Think of DNA as a recipe book that a cell can read and copy. The reading produces the working parts of the cell; the copying lets one cell become two, passing the book on intact. The whole field of genetics grows out of understanding this one molecule and the way its message is read, copied, and inherited.
Where it lives
In animals, plants, and fungi, most DNA is packed inside the cell's nucleus, wound up into structures called chromosomes. A human cell holds about two metres of DNA folded into a space far smaller than a grain of dust. The complete set of DNA in a cell is its genome — the entire instruction book, every page included.

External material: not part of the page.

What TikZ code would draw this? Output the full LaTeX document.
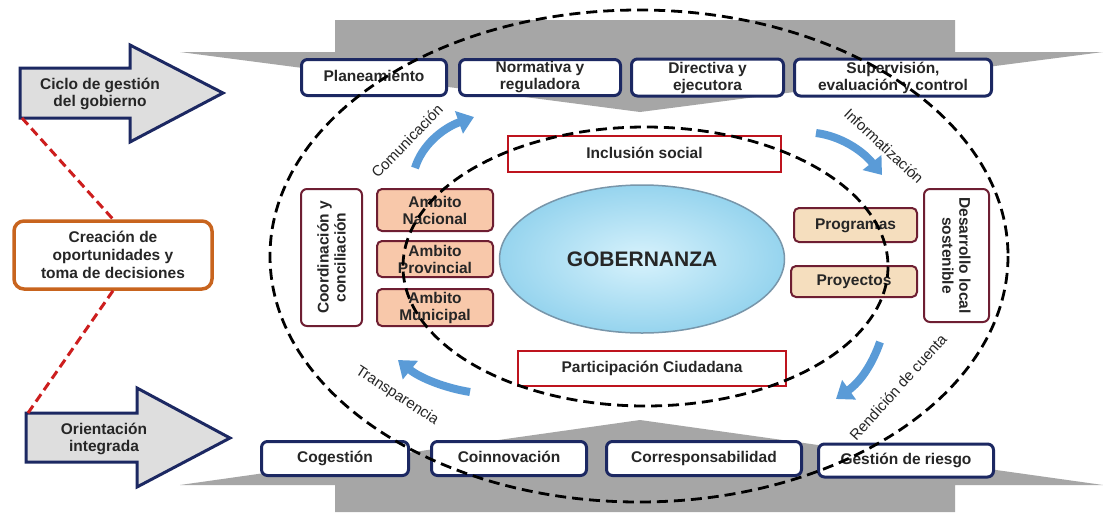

A gene is a stretch of DNA that carries one usable instruction — often the recipe for a single protein. Your genome contains roughly twenty thousand genes, but those genes take up only a small fraction of the whole; the rest does other things we'll meet later. For now, hold this picture: genome is the book, genes are the entries, DNA is the ink.
Why one molecule can do so much
DNA carries information the same way written language does: through a sequence. A book means different things depending on the order of its letters, even though every book uses the same alphabet. DNA uses an alphabet of just four letters, yet by arranging them in different orders along a molecule millions of letters long, it spells out the difference between a fern and a falcon.